The University of Texas Board of Regents today approved an allocation of $100 million in Permanent University Fund (PUF) bond proceeds over the next 10 years that will help fund capital expenses associated with the start-up of the Tyler School of Medicine at the University of Texas at Tyler.
“The opportunity for the regents to invest again in this once-in-a-generation opportunity to improve the quality of life and health for the people of East Texas is gratifying,” said Kevin P. Eltife, Chairman of the UT System Board of Regents. “We are equally as focused on the future of the medical school as we are on the present, and we enthusiastically await the arrival of the first class of medical students in Tyler next summer.”
Capital projects funded over the next decade will ensure the new medical school has the right environment in place to draw and retain exceptional medical school faculty and students, as well as enhance biomedical research and core residency programs.
“The Board of Regents has once again reinforced its commitment to the health of Texas at every possible opportunity,” said UT System Chancellor James B. Milliken. “This latest allocation reflects the emphasis on East Texas as a vital region for high-quality medical education and health care delivery, and today’s decision by the regents represents yet another demonstration of their commitment.”

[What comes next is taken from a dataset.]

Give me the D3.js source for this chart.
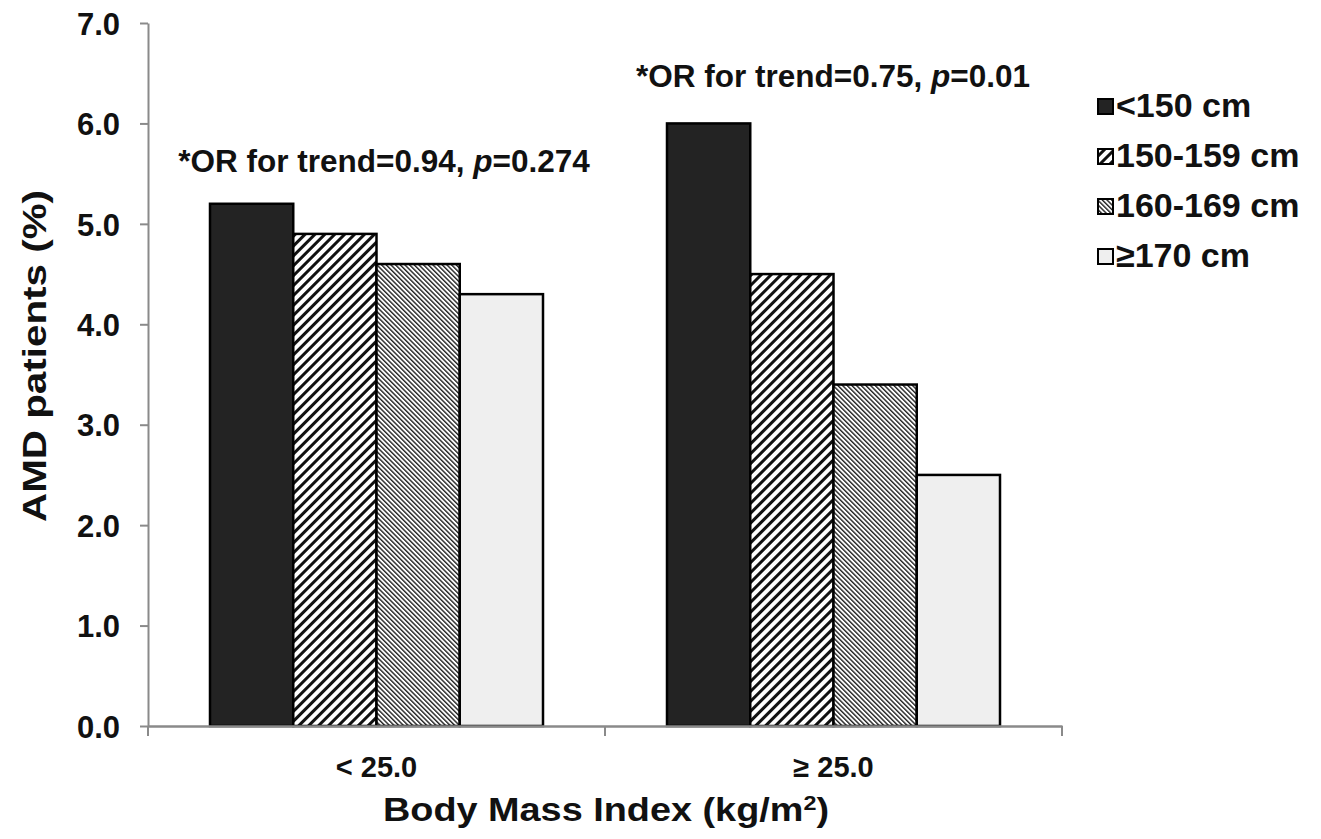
<!DOCTYPE html>
<html>
<head>
<meta charset="utf-8">
<script src="https://cdn.jsdelivr.net/npm/d3@7"></script>
<style>
  body { margin: 0; background: #fff; }
  svg { font-family: "Liberation Sans", Arial, sans-serif; font-weight: bold; }
</style>
</head>
<body>
<svg id="chart" width="1321" height="839"></svg>
<script>
const bmiGroups = ["< 25.0", "\u2265 25.0"];
const heightGroups = ["<150 cm", "150-159 cm", "160-169 cm", "\u2265170 cm"];
const values = {
  "< 25.0": [5.2, 4.9, 4.6, 4.3],
  "\u2265 25.0": [6.0, 4.5, 3.4, 2.5]
};
const yTicks = [0, 1, 2, 3, 4, 5, 6, 7];
const trendNotes = [
  { group: "< 25.0", or: "0.94", p: "0.274" },
  { group: "\u2265 25.0", or: "0.75", p: "0.01" }
];

const svg = d3.select("#chart");
const margin = { top: 23, left: 148, bottom: 113, right: 259 };
const width = 1321 - margin.left - margin.right;
const height = 839 - margin.top - margin.bottom;
const font = "'Liberation Sans', Arial, sans-serif";

// patterns for the hatched bars
const defs = svg.append("defs");
const wide = defs.append("pattern")
  .attr("id", "hatchWide")
  .attr("patternUnits", "userSpaceOnUse")
  .attr("width", 7).attr("height", 7)
  .attr("patternTransform", "rotate(45)");
wide.append("rect").attr("width", 7).attr("height", 7).attr("fill", "#fff");
wide.append("rect").attr("width", 3).attr("height", 7).attr("fill", "#111");

const fine = defs.append("pattern")
  .attr("id", "hatchFine")
  .attr("patternUnits", "userSpaceOnUse")
  .attr("width", 3.3).attr("height", 3.3)
  .attr("patternTransform", "rotate(-45)");
fine.append("rect").attr("width", 3.3).attr("height", 3.3).attr("fill", "#fff");
fine.append("rect").attr("width", 1.4).attr("height", 3.3).attr("fill", "#222");

const fills = ["#232323", "url(#hatchWide)", "url(#hatchFine)", "#efefef"];

const g = svg.append("g").attr("transform", `translate(${margin.left},${margin.top})`);

const x0 = d3.scaleBand().domain(bmiGroups).range([0, width]).paddingInner(0).paddingOuter(0);
const x1 = d3.scaleBand().domain(heightGroups).range([62, x0.bandwidth() - 62]).padding(0);
const y = d3.scaleLinear().domain([0, 7]).range([height, 0]);

// bars
const groups = g.selectAll(".grp")
  .data(bmiGroups)
  .enter().append("g")
  .attr("transform", (d) => `translate(${x0(d)},0)`);

groups.selectAll("rect")
  .data((d) => values[d].map((v, i) => ({ key: heightGroups[i], v, i })))
  .enter().append("rect")
  .attr("x", (d) => x1(d.key))
  .attr("y", (d) => y(d.v))
  .attr("width", x1.bandwidth())
  .attr("height", (d) => height - y(d.v))
  .attr("fill", (d) => fills[d.i])
  .attr("stroke", "#000")
  .attr("stroke-width", 2.5);

// y axis
const yAxis = g.append("g")
  .call(d3.axisLeft(y).tickValues(yTicks).tickFormat(d3.format(".1f")).tickSize(8).tickSizeOuter(0));
yAxis.select(".domain").attr("stroke", "#8a8a8a").attr("stroke-width", 2);
yAxis.selectAll(".tick line").attr("stroke", "#8a8a8a").attr("stroke-width", 2);
yAxis.selectAll(".tick text")
  .attr("x", -28)
  .attr("dy", "0.36em")
  .attr("fill", "#111")
  .style("font-size", "31px")
  .style("font-family", font)
  .style("font-weight", "bold");

// x axis
const xAxis = g.append("g")
  .attr("transform", `translate(0,${height})`)
  .call(d3.axisBottom(x0).tickSize(0).tickSizeOuter(0));
xAxis.select(".domain").attr("stroke", "#8a8a8a").attr("stroke-width", 2.5);
xAxis.selectAll(".tick text")
  .attr("y", 30)
  .attr("fill", "#111")
  .style("font-size", "29px")
  .style("font-family", font)
  .style("font-weight", "bold");
// category boundary ticks
const bounds = [0, x0.bandwidth(), width];
xAxis.selectAll(".bound")
  .data(bounds)
  .enter().append("line")
  .attr("x1", (d) => d).attr("x2", (d) => d)
  .attr("y1", 0).attr("y2", 10)
  .attr("stroke", "#8a8a8a").attr("stroke-width", 2);

// axis titles
svg.append("text")
  .attr("transform", `translate(46,356) rotate(-90)`)
  .attr("text-anchor", "middle")
  .attr("textLength", 332)
  .attr("lengthAdjust", "spacingAndGlyphs")
  .style("font-size", "33px")
  .attr("fill", "#111")
  .text("AMD patients (%)");

const xt = svg.append("text")
  .attr("x", 606)
  .attr("y", 821)
  .attr("text-anchor", "middle")
  .attr("textLength", 446)
  .attr("lengthAdjust", "spacingAndGlyphs")
  .style("font-size", "34px")
  .attr("fill", "#111");
xt.append("tspan").text("Body Mass Index (kg/m");
xt.append("tspan").attr("dy", -11).style("font-size", "21px").text("2");
xt.append("tspan").attr("dy", 11).text(")");

// trend notes (baseline placed on the value scale)
const noteY = { "< 25.0": 5.52, "\u2265 25.0": 6.36 };
const noteX = { "< 25.0": 384, "\u2265 25.0": 833 };
trendNotes.forEach((n) => {
  const t = svg.append("text")
    .attr("x", noteX[n.group])
    .attr("y", margin.top + y(noteY[n.group]))
    .attr("text-anchor", "middle")
    .style("font-size", "31.5px")
    .attr("fill", "#111");
  t.append("tspan").text(`*OR for trend=${n.or}, `);
  t.append("tspan").style("font-style", "italic").text("p");
  t.append("tspan").text(`=${n.p}`);
});

// legend
const legend = svg.append("g").attr("transform", "translate(1097,105)");
const items = legend.selectAll("g")
  .data(heightGroups)
  .enter().append("g")
  .attr("transform", (d, i) => `translate(0,${i * 50})`);
items.append("rect")
  .attr("x", 1).attr("y", -6)
  .attr("width", 15).attr("height", 15)
  .attr("fill", (d, i) => fills[i])
  .attr("stroke", "#000").attr("stroke-width", 2);
items.append("text")
  .attr("x", 19).attr("y", 0)
  .attr("dy", "0.36em")
  .style("font-size", "34px")
  .attr("fill", "#111")
  .text((d) => d);
</script>
</body>
</html>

In response to the board’s investment, UT Tyler President Kirk Calhoun, MD, stated, “The UT Tyler community and I express profound gratitude to the regents for consistently and generously ensuring that our new medical school is poised for the most successful launch imaginable.”
About The University of Texas System
For more than 130 years, The University of Texas System has been committed to improving the lives of Texans and people all over the world through education, research and health care. With 13 institutions, an enrollment of 243,000 students and an operating budget of $25.2 billion (FY 2023), the UT System is one of the largest public university systems in the United States. UT institutions produce more than 67,000 graduates annually and award more than one-third of the state’s undergraduate degrees and more than 60% of its medical degrees. Collectively, UT-owned and affiliated hospitals and clinics accounted for more than 10.6 million outpatient visits and more than 2 million hospital days in 2021. Research expenditures across UT institutions reached a record $3.5 billion last year, a number that ranks No. 1 in Texas and No. 2 in the nation based on federally-sponsored research expenditures. The UT System also is one of the largest employers in Texas, with more than 22,000 faculty – including Nobel laureates and members of the National Academies – and more than 93,000 health care professionals, researchers and support staff.